◆ Instruction ◆
Scan the entries below and report only how many lines contain "matplotlib".

(Source records)
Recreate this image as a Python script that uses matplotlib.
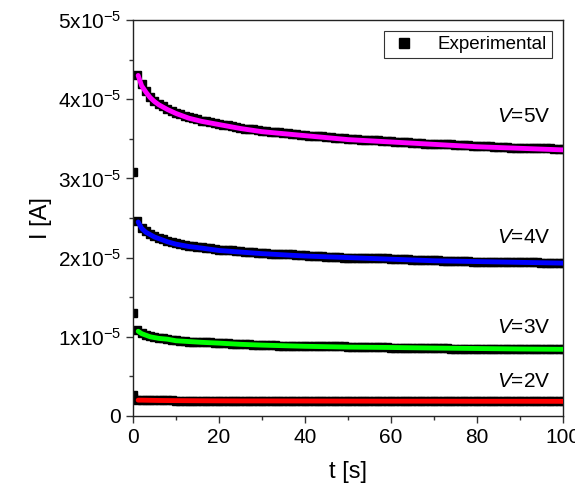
import matplotlib
matplotlib.use('Agg')
import matplotlib.pyplot as plt
from matplotlib.ticker import MultipleLocator, FuncFormatter
import numpy as np

plt.rcParams['font.family'] = ['Liberation Sans', 'DejaVu Sans']
plt.rcParams['mathtext.fontset'] = 'custom'
plt.rcParams['mathtext.rm'] = 'Liberation Sans'
plt.rcParams['mathtext.it'] = 'Liberation Sans:italic'

# measured current, one sample per second, in units of 1e-5 A
t_exp = np.arange(0, 101, 1.0)

i_5v = [3.08, 4.30, 4.19, 4.10, 4.03, 3.98, 3.94, 3.91, 3.88, 3.85,
        3.83, 3.81, 3.79, 3.78, 3.76, 3.75, 3.73, 3.72, 3.71, 3.70,
        3.69, 3.68, 3.67, 3.66, 3.65, 3.64, 3.63, 3.62, 3.62, 3.61,
        3.60, 3.60, 3.59, 3.58, 3.58, 3.57, 3.57, 3.56, 3.56, 3.55,
        3.55, 3.54, 3.54, 3.53, 3.53, 3.52, 3.52, 3.51, 3.51, 3.51,
        3.50, 3.50, 3.50, 3.49, 3.49, 3.48, 3.48, 3.48, 3.47, 3.47,
        3.47, 3.46, 3.46, 3.46, 3.46, 3.45, 3.45, 3.45, 3.44, 3.44,
        3.44, 3.44, 3.43, 3.43, 3.43, 3.42, 3.42, 3.42, 3.42, 3.41,
        3.41, 3.41, 3.41, 3.41, 3.40, 3.40, 3.40, 3.40, 3.39, 3.39,
        3.39, 3.39, 3.39, 3.38, 3.38, 3.38, 3.38, 3.38, 3.37, 3.37,
        3.37]

i_4v = [1.30, 2.46, 2.38, 2.33, 2.30, 2.27, 2.25, 2.23, 2.21, 2.20,
        2.18, 2.17, 2.16, 2.15, 2.15, 2.14, 2.13, 2.12, 2.12, 2.11,
        2.10, 2.10, 2.09, 2.09, 2.08, 2.08, 2.07, 2.07, 2.07, 2.06,
        2.06, 2.06, 2.05, 2.05, 2.04, 2.04, 2.04, 2.04, 2.03, 2.03,
        2.03, 2.02, 2.02, 2.02, 2.02, 2.01, 2.01, 2.01, 2.01, 2.00,
        2.00, 2.00, 2.00, 2.00, 1.99, 1.99, 1.99, 1.99, 1.99, 1.99,
        1.98, 1.98, 1.98, 1.98, 1.98, 1.97, 1.97, 1.97, 1.97, 1.97,
        1.97, 1.97, 1.96, 1.96, 1.96, 1.96, 1.96, 1.96, 1.96, 1.95,
        1.95, 1.95, 1.95, 1.95, 1.95, 1.95, 1.95, 1.94, 1.94, 1.94,
        1.94, 1.94, 1.94, 1.94, 1.94, 1.93, 1.93, 1.93, 1.93, 1.93,
        1.93]

i_3v = [0.26, 1.08, 1.05, 1.02, 1.01, 1.00, 0.99, 0.98, 0.97, 0.96,
        0.96, 0.95, 0.95, 0.94, 0.94, 0.94, 0.93, 0.93, 0.93, 0.92,
        0.92, 0.92, 0.92, 0.91, 0.91, 0.91, 0.91, 0.91, 0.90, 0.90,
        0.90, 0.90, 0.90, 0.90, 0.89, 0.89, 0.89, 0.89, 0.89, 0.89,
        0.89, 0.88, 0.88, 0.88, 0.88, 0.88, 0.88, 0.88, 0.88, 0.88,
        0.87, 0.87, 0.87, 0.87, 0.87, 0.87, 0.87, 0.87, 0.87, 0.87,
        0.86, 0.86, 0.86, 0.86, 0.86, 0.86, 0.86, 0.86, 0.86, 0.86,
        0.86, 0.86, 0.86, 0.86, 0.85, 0.85, 0.85, 0.85, 0.85, 0.85,
        0.85, 0.85, 0.85, 0.85, 0.85, 0.85, 0.85, 0.85, 0.85, 0.85,
        0.85, 0.84, 0.84, 0.84, 0.84, 0.84, 0.84, 0.84, 0.84, 0.84,
        0.84]

i_2v = [0.230, 0.206, 0.203, 0.201, 0.200, 0.199, 0.198, 0.197, 0.196, 0.196,
        0.195, 0.195, 0.194, 0.194, 0.194, 0.193, 0.193, 0.193, 0.193, 0.192,
        0.192, 0.192, 0.192, 0.192, 0.191, 0.191, 0.191, 0.191, 0.191, 0.191,
        0.191, 0.190, 0.190, 0.190, 0.190, 0.190, 0.190, 0.189, 0.189, 0.189,
        0.189, 0.189, 0.189, 0.189, 0.189, 0.188, 0.188, 0.188, 0.188, 0.188,
        0.188, 0.188, 0.188, 0.188, 0.188, 0.188, 0.188, 0.188, 0.187, 0.187,
        0.187, 0.187, 0.187, 0.187, 0.187, 0.187, 0.187, 0.187, 0.187, 0.187,
        0.187, 0.187, 0.187, 0.187, 0.187, 0.187, 0.186, 0.186, 0.186, 0.186,
        0.186, 0.186, 0.186, 0.186, 0.186, 0.186, 0.186, 0.186, 0.186, 0.186,
        0.186, 0.186, 0.186, 0.186, 0.186, 0.185, 0.185, 0.185, 0.185, 0.185,
        0.185]

# fitted curves, same units
t_fit = [1.2, 2, 3, 4, 5, 6, 8, 10, 13, 16, 20, 25, 30, 40, 50, 60, 70, 80, 90, 100]
fit_5v = [4.30, 4.17, 4.09, 4.02, 3.97, 3.93, 3.87, 3.82, 3.76, 3.72,
          3.68, 3.63, 3.59, 3.54, 3.49, 3.46, 3.43, 3.40, 3.38, 3.36]
fit_4v = [2.45, 2.37, 2.32, 2.29, 2.26, 2.24, 2.20, 2.17, 2.14, 2.12,
          2.09, 2.07, 2.05, 2.02, 2.00, 1.98, 1.96, 1.95, 1.94, 1.93]
fit_3v = [1.07, 1.04, 1.02, 1.00, 0.99, 0.98, 0.97, 0.95, 0.94, 0.93,
          0.92, 0.905, 0.895, 0.88, 0.87, 0.865, 0.858, 0.852, 0.846, 0.842]
fit_2v = [0.200, 0.200, 0.199, 0.198, 0.197, 0.196, 0.195, 0.194, 0.193, 0.192,
          0.191, 0.190, 0.190, 0.189, 0.188, 0.187, 0.187, 0.186, 0.186, 0.185]

voltages = ['5', '4', '3', '2']
colors = ['#ff00ff', '#0000ff', '#00ff00', '#ff0000']
label_y = [3.78, 2.25, 1.12, 0.43]

fig = plt.figure(figsize=(5.75, 4.93), dpi=100)
ax = fig.add_axes([0.2313, 0.1562, 0.7478, 0.8032])

scale = 1e-5
series = [(i_5v, fit_5v), (i_4v, fit_4v), (i_3v, fit_3v), (i_2v, fit_2v)]
for k, (exp_vals, fit_vals) in enumerate(series):
    ax.plot(t_exp, np.array(exp_vals) * scale, 's', color='black', ms=5.5,
            mec='black', snap=False,
            label='Experimental' if k == 0 else None, zorder=2)
    ax.plot(t_fit, np.array(fit_vals) * scale, '-', color=colors[k], lw=3.5,
            solid_capstyle='round', zorder=3)
    ax.text(97, label_y[k] * scale, '$V$=' + voltages[k] + 'V', ha='right',
            va='center', fontsize=15)

ax.set_xlim(0, 100)
ax.set_ylim(0, 5e-5)
ax.xaxis.set_major_locator(MultipleLocator(20))
ax.xaxis.set_minor_locator(MultipleLocator(10))
ax.yaxis.set_major_locator(MultipleLocator(1e-5))
ax.yaxis.set_minor_locator(MultipleLocator(0.5e-5))


def sci_label(v, pos):
    n = int(round(v / 1e-5))
    if n == 0:
        return '0'
    return '%dx10$^{-5}$' % n


ax.yaxis.set_major_formatter(FuncFormatter(sci_label))
ax.tick_params(which='both', direction='out', top=False, right=False,
               labelsize=15, width=1.0, color='#333333')
ax.tick_params(which='major', length=5)
ax.tick_params(which='minor', length=3)
for s in ax.spines.values():
    s.set_linewidth(1.0)
    s.set_color('#222222')

ax.set_xlabel('t [s]', fontsize=17, labelpad=10)
ax.set_ylabel('I [A]', fontsize=17, labelpad=4)

leg = ax.legend(loc='upper right', fontsize=13.5, frameon=True, fancybox=False,
                edgecolor='black', handlelength=1.6, borderpad=0.25,
                handletextpad=1.0, borderaxespad=0.6, markerscale=1.3)
leg.get_frame().set_linewidth(0.8)

fig.patch.set_facecolor('white')
fig.savefig('out.png', dpi=100)
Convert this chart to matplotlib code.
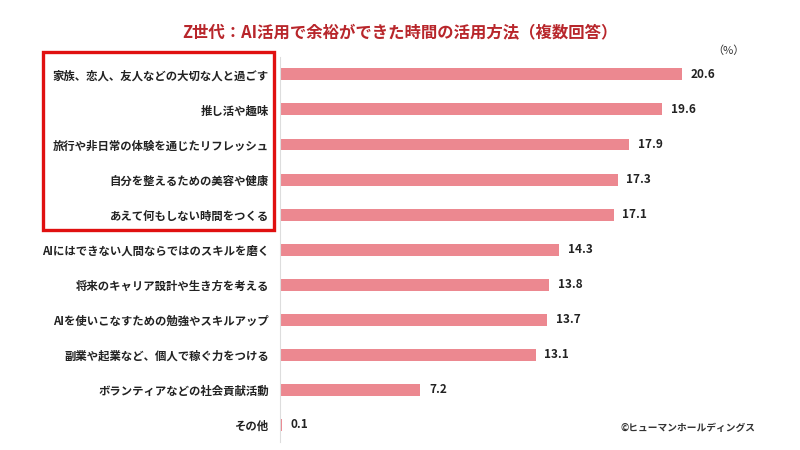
import matplotlib
matplotlib.use("Agg")
import matplotlib.pyplot as plt
from matplotlib.patches import Rectangle

plt.rcParams['font.family'] = ['Noto Sans CJK JP', 'DejaVu Sans']

categories = [
    "家族、恋人、友人などの大切な人と過ごす",
    "推し活や趣味",
    "旅行や非日常の体験を通じたリフレッシュ",
    "自分を整えるための美容や健康",
    "あえて何もしない時間をつくる",
    "AIにはできない人間ならではのスキルを磨く",
    "将来のキャリア設計や生き方を考える",
    "AIを使いこなすための勉強やスキルアップ",
    "副業や起業など、個人で稼ぐ力をつける",
    "ボランティアなどの社会貢献活動",
    "その他",
]
values = [20.6, 19.6, 17.9, 17.3, 17.1, 14.3, 13.8, 13.7, 13.1, 7.2, 0.1]
title = "Z世代：AI活用で余裕ができた時間の活用方法（複数回答）"
unit = "（%）"
credit = "©ヒューマンホールディングス"

bar_color = "#ec8890"
title_color = "#b8262b"

fig = plt.figure(figsize=(8, 4.5), dpi=100)
ax = fig.add_axes([0.35, 0.0167, 0.60, 0.857])

ypos = list(range(len(categories)))
ax.barh(ypos, values, height=0.34, color=bar_color, zorder=2)
ax.set_ylim(len(categories) - 0.5, -0.5)
ax.set_xlim(0, 24.6)

for y, v in zip(ypos, values):
    ax.text(v + 0.45, y, f"{v:.1f}", va="center", ha="left", fontsize=8.5,
            fontweight="bold", color="#222222")

ax.set_yticks(ypos)
ax.set_yticklabels(categories, fontsize=8.2, fontweight="bold", color="#222222")
ax.tick_params(axis="y", length=0, pad=8)
ax.set_xticks([])
for s in ["top", "right", "bottom"]:
    ax.spines[s].set_visible(False)
ax.spines["left"].set_color("#dddddd")
ax.spines["left"].set_linewidth(0.8)

fig.text(0.5, 0.927, title, ha="center", va="center", fontsize=11.8,
         fontweight="bold", color=title_color)
fig.text(0.91, 0.888, unit, ha="center", va="center", fontsize=8, color="#333333")
fig.text(0.86, 0.048, credit, ha="center", va="center", fontsize=7,
         fontweight="bold", color="#333333")

# red highlight box
fig.patches.append(Rectangle((43 / 800, 1 - 230 / 450), (274 - 43) / 800,
                             (230 - 52) / 450, transform=fig.transFigure,
                             fill=False, edgecolor="#e01010", linewidth=2.4))

fig.savefig("out.png", dpi=100, facecolor="white")
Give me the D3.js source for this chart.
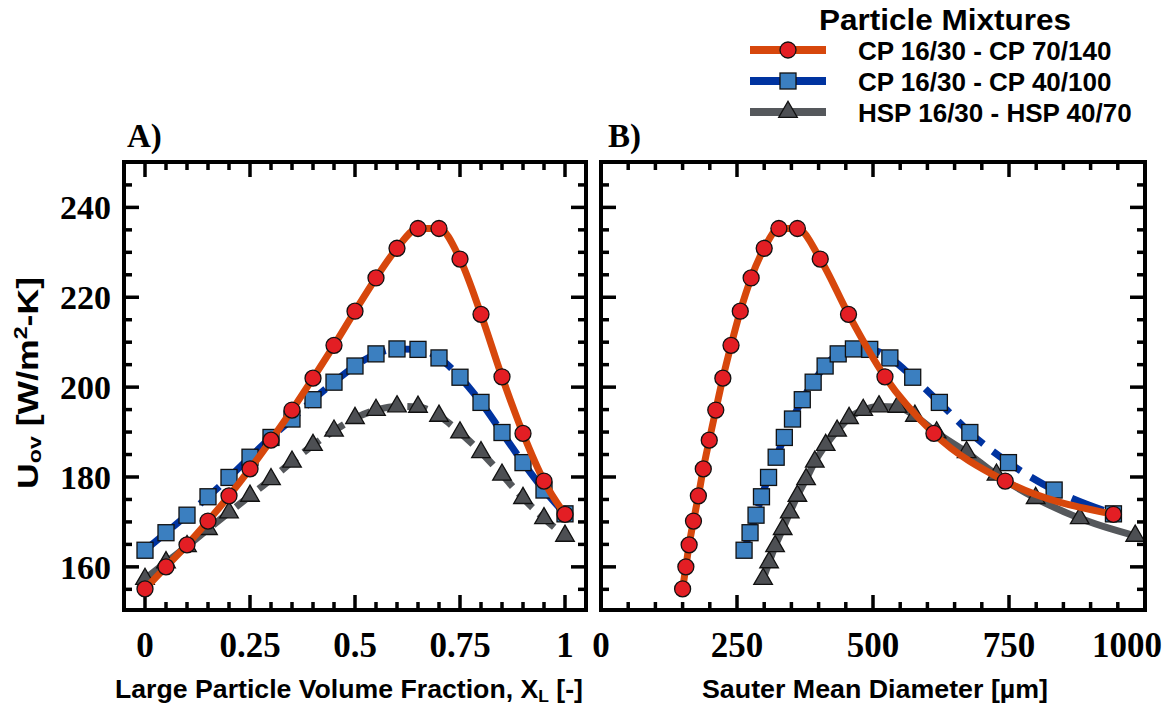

◆ Written answer ◆
10